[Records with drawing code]
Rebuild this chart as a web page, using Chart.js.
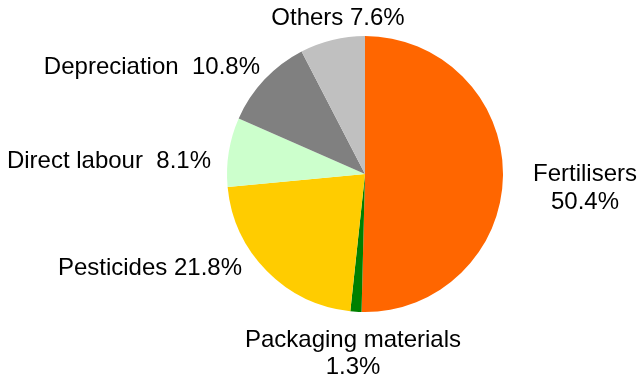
<!DOCTYPE html>
<html><head><meta charset="utf-8">
<script src="https://cdn.jsdelivr.net/npm/chart.js@4"></script>
<style>html,body{margin:0;padding:0;background:#fff}#w{width:640px;height:377px}</style>
</head><body><div id="w"><canvas id="c"></canvas></div>
<script>
const categories = ["Fertilisers","Packaging materials","Pesticides","Direct labour","Depreciation","Others"];
const values = [50.4, 1.3, 21.8, 8.1, 10.8, 7.6];
const labelLines = [["Fertilisers","50.4%"],["Packaging materials","1.3%"],["Pesticides 21.8%"],["Direct labour  8.1%"],["Depreciation  10.8%"],["Others 7.6%"]];
const colors = ["#FF6600","#008000","#FFCC00","#CCFFCC","#808080","#C0C0C0"];
// label anchor positions (layout only)
const labelPos = [
  {x:585,y:181,align:"center",lh:28},
  {x:353,y:347,align:"center",lh:27},
  {x:242,y:275,align:"right",lh:0},
  {x:211,y:168,align:"right",lh:0},
  {x:260,y:74,align:"right",lh:0},
  {x:338,y:25,align:"center",lh:0}
];
const labelPlugin = {
  id:"lbl",
  afterDraw(chart){
    const ctx = chart.ctx;
    ctx.save();
    ctx.font = "24px 'Liberation Sans', Arial, sans-serif";
    ctx.fillStyle = "#000";
    ctx.textBaseline = "alphabetic";
    labelLines.forEach((lines,i)=>{
      const p = labelPos[i];
      ctx.textAlign = p.align;
      lines.forEach((t,j)=>ctx.fillText(t,p.x,p.y+j*p.lh));
    });
    ctx.restore();
  }
};
new Chart(document.getElementById("c"),{
  type:"pie",
  data:{labels:categories,datasets:[{data:values,backgroundColor:colors,borderWidth:0}]},
  options:{
    responsive:true,maintainAspectRatio:false,animation:false,
    layout:{padding:{top:36,bottom:65,left:227,right:137}},
    plugins:{legend:{display:false},tooltip:{enabled:false}}
  },
  plugins:[labelPlugin]
});
</script></body></html>
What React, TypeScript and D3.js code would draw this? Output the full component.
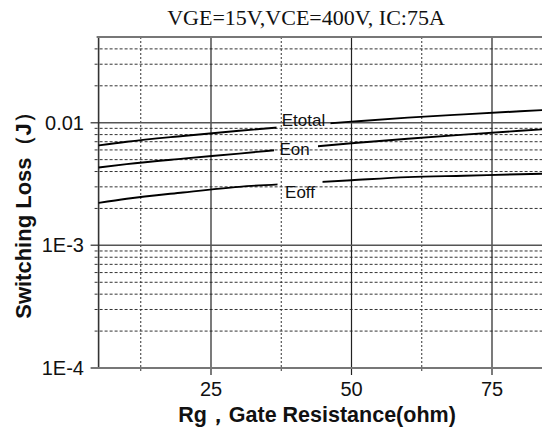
import React from "react";
import * as d3 from "d3";

// Gate resistance sample points (ohm)
const rg = [5, 10, 20, 30, 40, 50, 60, 70, 80, 90];
// Switching energies (J) at each gate resistance
const eOn = [0.00431, 0.0046, 0.0051, 0.0056, 0.0062, 0.0068, 0.0074, 0.008, 0.0086, 0.0092];
const eOff = [0.00222, 0.0024, 0.0027, 0.003, 0.0032, 0.0034, 0.0036, 0.0037, 0.0038, 0.0039];
const eTotal = [0.00653, 0.007, 0.0078, 0.0086, 0.0094, 0.0102, 0.011, 0.0117, 0.0124, 0.0131];

const seriesNames = ["Etotal", "Eon", "Eoff"];
const seriesValues = [eTotal, eOn, eOff];
// Where along Rg each in-line label sits
const labelRg = [41.46, 39.86, 40.84];

const xMajorTicks = [25, 50, 75];
const xMinorTicks = [12.5, 37.5, 62.5, 87.5];
const yMajorTicks = [1e-4, 1e-3, 1e-2];
const yTickLabels = ["1E-4", "1E-3", "0.01"];
const yMinorTicks = [
  2e-4, 3e-4, 4e-4, 5e-4, 6e-4, 7e-4, 8e-4, 9e-4,
  2e-3, 3e-3, 4e-3, 5e-3, 6e-3, 7e-3, 8e-3, 9e-3,
  2e-2, 3e-2, 4e-2,
];

const title = "VGE=15V,VCE=400V, IC:75A";
const xTitle = "Rg，Gate Resistance(ohm)";
const yTitle = "Switching Loss（J）";

const W = 542;
const H = 429;
const left = 98.6;
const top = 37;
const bottom = 368;

export default function App() {
  const x = d3.scaleLinear().domain([5, 90]).range([left, left + 85 * 5.62]);
  const y = d3.scaleLog().domain([1e-4, 0.05]).range([bottom, top]);
  const right = W + 10;

  const line = d3
    .line<number>()
    .x((_, i) => x(rg[i]))
    .y((v) => y(v))
    .curve(d3.curveMonotoneX);

  const labelFont = "Arial, 'Liberation Sans', sans-serif";
  const labelSize = 17;
  // text width, gap padding left/right, and vertical shift of each label
  const labelWidths = [44, 33, 35];
  const gapPad = [[5, 5], [4, 7], [5, 5]];
  const labelYOffset = [-5, 1, 9];

  const boxes = seriesNames.map((name, k) => {
    const cx = x(labelRg[k]);
    const vals = seriesValues[k];
    const i = d3.bisectLeft(rg, labelRg[k]);
    const t = (labelRg[k] - rg[i - 1]) / (rg[i] - rg[i - 1]);
    const v = Math.exp(Math.log(vals[i - 1]) * (1 - t) + Math.log(vals[i]) * t);
    const cy = y(v);
    return { name, cx, cy, w: labelWidths[k], pad: gapPad[k] };
  });

  return (
    <svg
      width={W}
      height={H}
      style={{ position: "absolute", left: 0, top: 0, background: "#fff" }}
    >
      <defs>
        <mask id="labelGaps" maskUnits="userSpaceOnUse" x={0} y={0} width={W} height={H}>
          <rect x={0} y={0} width={W} height={H} fill="#fff" />
          {boxes.map((b) => (
            <rect
              key={b.name}
              x={b.cx - b.w / 2 - b.pad[0]}
              y={b.cy - 8}
              width={b.w + b.pad[0] + b.pad[1]}
              height={16}
              fill="#000"
            />
          ))}
        </mask>
      </defs>

      {/* minor horizontal grid */}
      {yMinorTicks.map((v) => (
        <line
          key={"ym" + v}
          x1={left - 4}
          x2={right}
          y1={y(v)}
          y2={y(v)}
          stroke="#333"
          strokeWidth={1}
          strokeDasharray="3,2"
        />
      ))}
      {/* minor vertical grid */}
      {xMinorTicks.map((v) => (
        <line
          key={"xm" + v}
          x1={x(v)}
          x2={x(v)}
          y1={top}
          y2={bottom + 4}
          stroke="#333"
          strokeWidth={1}
          strokeDasharray="2,2"
        />
      ))}
      {/* major vertical grid */}
      {xMajorTicks.map((v) => (
        <line
          key={"xM" + v}
          x1={x(v)}
          x2={x(v)}
          y1={top}
          y2={bottom + 7}
          stroke="#222"
          strokeWidth={1.2}
        />
      ))}
      {/* major horizontal grid */}
      {yMajorTicks.slice(1).map((v) => (
        <line
          key={"yM" + v}
          x1={left - 8}
          x2={right}
          y1={y(v)}
          y2={y(v)}
          stroke="#555"
          strokeWidth={1.5}
        />
      ))}

      {/* axes frame */}
      <line x1={left} x2={left} y1={top} y2={bottom} stroke="#333" strokeWidth={1.6} />
      <line x1={left - 2} x2={right} y1={top} y2={top} stroke="#777" strokeWidth={2.2} />
      <line x1={left - 8} x2={right} y1={bottom} y2={bottom} stroke="#777" strokeWidth={2.2} />

      {/* curves */}
      <g mask="url(#labelGaps)">
        {seriesValues.map((vals, k) => (
          <path
            key={seriesNames[k]}
            d={line(vals) || ""}
            fill="none"
            stroke="#000"
            strokeWidth={1.9}
          />
        ))}
      </g>
      {boxes.map((b, k) => (
        <text
          key={"lab" + b.name}
          x={b.cx}
          y={b.cy + labelYOffset[k]}
          textAnchor="middle"
          dominantBaseline="central"
          fontFamily={labelFont}
          fontSize={labelSize}
          fill="#111"
        >
          {b.name}
        </text>
      ))}

      {/* y tick labels */}
      {yMajorTicks.map((v, i) => (
        <text
          key={"yl" + v}
          x={84}
          y={y(v)}
          textAnchor="end"
          dominantBaseline="central"
          fontFamily={labelFont}
          fontSize={20}
          fill="#111"
        >
          {yTickLabels[i]}
        </text>
      ))}
      {/* x tick labels */}
      {xMajorTicks.map((v) => (
        <text
          key={"xl" + v}
          x={x(v)}
          y={396}
          textAnchor="middle"
          fontFamily={labelFont}
          fontSize={20}
          fill="#111"
        >
          {v}
        </text>
      ))}

      <text
        x={306}
        y={25}
        textAnchor="middle"
        fontFamily="'Liberation Serif', 'Times New Roman', serif"
        fontSize={22}
        fill="#111"
      >
        {title}
      </text>
      <text
        x={317}
        y={422}
        textAnchor="middle"
        fontFamily={labelFont}
        fontWeight="bold"
        fontSize={21.5}
        fill="#111"
      >
        {xTitle}
      </text>
      <text
        transform={`translate(31,210) rotate(-90)`}
        textAnchor="middle"
        fontFamily={labelFont}
        fontWeight="bold"
        fontSize={22}
        fill="#111"
      >
        {yTitle}
      </text>
    </svg>
  );
}
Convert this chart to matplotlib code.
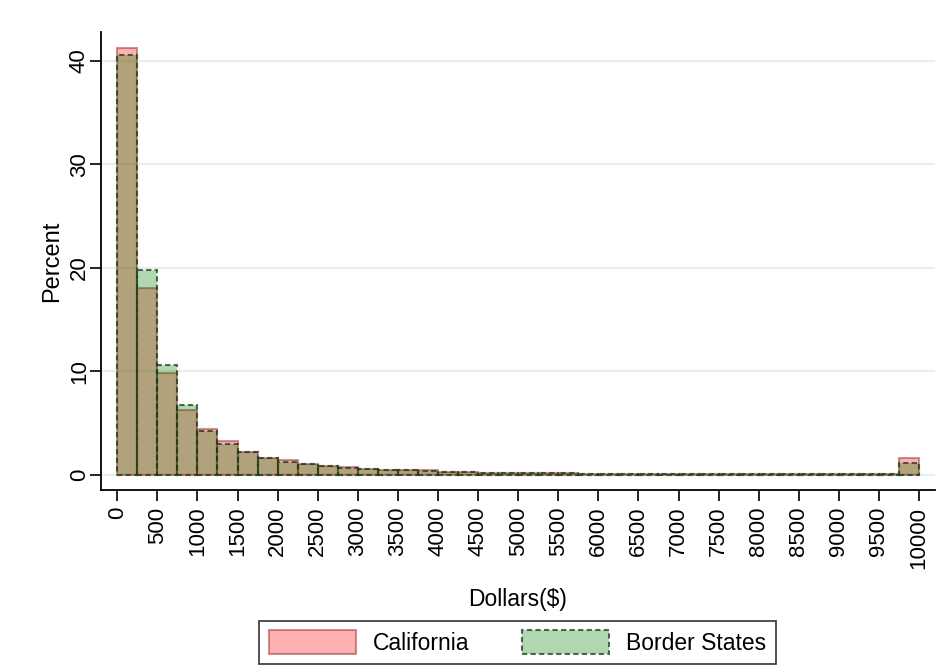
import numpy as np
import matplotlib
matplotlib.use("Agg")
from matplotlib import pyplot as plt
from matplotlib.patches import Patch

plt.rcParams["font.family"] = ["Liberation Sans", "DejaVu Sans"]

# histogram bins: $250 wide, 0 to 10000
bin_edges = np.arange(0, 10001, 250)

california = [41.3, 18.1, 9.9, 6.3, 4.45, 3.3, 2.2, 1.65, 1.4, 1.05,
              0.82, 0.8, 0.62, 0.52, 0.45, 0.48, 0.33, 0.3, 0.22, 0.2,
              0.18, 0.16, 0.15, 0.14, 0.13, 0.12, 0.11, 0.1, 0.1, 0.09,
              0.08, 0.08, 0.07, 0.07, 0.06, 0.06, 0.05, 0.05, 0.05, 1.65]
border = [40.6, 19.8, 10.6, 6.75, 4.2, 3.0, 2.2, 1.65, 1.28, 1.05,
          0.82, 0.68, 0.62, 0.52, 0.45, 0.35, 0.33, 0.3, 0.22, 0.2,
          0.17, 0.16, 0.15, 0.14, 0.13, 0.12, 0.11, 0.1, 0.1, 0.09,
          0.08, 0.08, 0.07, 0.07, 0.06, 0.06, 0.05, 0.05, 0.05, 1.13]
series_names = ["California", "Border States"]
xticks = list(range(0, 10001, 500))
yticks = [0, 10, 20, 30, 40]

ca_face = (1, 0, 0, 0.3)
ca_edge = (0.55, 0.1, 0.1, 0.45)
bs_face = (0, 0.5, 0, 0.3)
bs_edge = (0.1, 0.22, 0.1, 0.75)
dash = (0, (2.5, 1.6))

fig = plt.figure(figsize=(9.49, 6.69), dpi=100)
ax = fig.add_axes([0.1064, 0.2676, 0.8786, 0.6846])

for y in yticks:
    ax.axhline(y, color="#e6eef1", lw=1.6, zorder=0)

width = bin_edges[1] - bin_edges[0]
ax.bar(bin_edges[:-1], california, width=width, align="edge",
       facecolor=ca_face, edgecolor=ca_edge, linewidth=1.5, zorder=2)
ax.bar(bin_edges[:-1], border, width=width, align="edge",
       facecolor=bs_face, edgecolor=bs_edge, linewidth=1.5,
       linestyle=dash, zorder=3)

ax.set_xlim(-203, 10196)
ax.set_ylim(-1.45, 42.8)
ax.set_xticks(xticks)
ax.set_xticklabels([str(t) for t in xticks], rotation=90, fontsize=16)
ax.set_yticks(yticks)
ax.set_yticklabels([str(t) for t in yticks], rotation=90, va="center", fontsize=16)
ax.tick_params(axis="both", length=8, width=1.2, color="black")
ax.tick_params(axis="x", pad=4)
ax.tick_params(axis="y", pad=0)

for side in ["top", "right"]:
    ax.spines[side].set_visible(False)
for side in ["left", "bottom"]:
    ax.spines[side].set_linewidth(1.3)

ax.set_xlabel("Dollars($)", fontsize=16.5, labelpad=14)
ax.set_ylabel("Percent", fontsize=17, labelpad=4)

handles = [Patch(facecolor=ca_face, edgecolor=ca_edge, linewidth=1.5),
           Patch(facecolor=bs_face, edgecolor=bs_edge, linewidth=1.5,
                 linestyle=dash)]
leg = fig.legend(handles, series_names, loc="center", ncol=2,
                 bbox_to_anchor=(0.5454, 0.0395), fontsize=16.5, frameon=True,
                 fancybox=False, edgecolor="black", handlelength=3.8,
                 handleheight=1.2, handletextpad=0.75, columnspacing=2.3,
                 borderpad=0.4, borderaxespad=0)
leg.get_frame().set_linewidth(1.2)

fig.savefig("out.png", dpi=100, facecolor="white")
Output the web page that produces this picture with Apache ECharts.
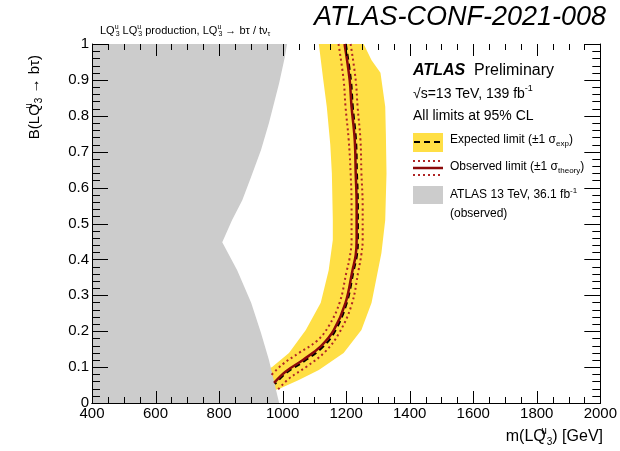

Work instructions — Above are some entries; copy exactly the lines from the line with "Convert this chart to matplotlib code." through the line with "bin_edges = np.arange(0, 10001, 250)", both included, but none of the pictures.

Exercise solution —
Convert this chart to matplotlib code.
import numpy as np
import matplotlib
matplotlib.use("Agg")
from matplotlib import pyplot as plt
from matplotlib.patches import Patch

plt.rcParams["font.family"] = ["Liberation Sans", "DejaVu Sans"]

# histogram bins: $250 wide, 0 to 10000
bin_edges = np.arange(0, 10001, 250)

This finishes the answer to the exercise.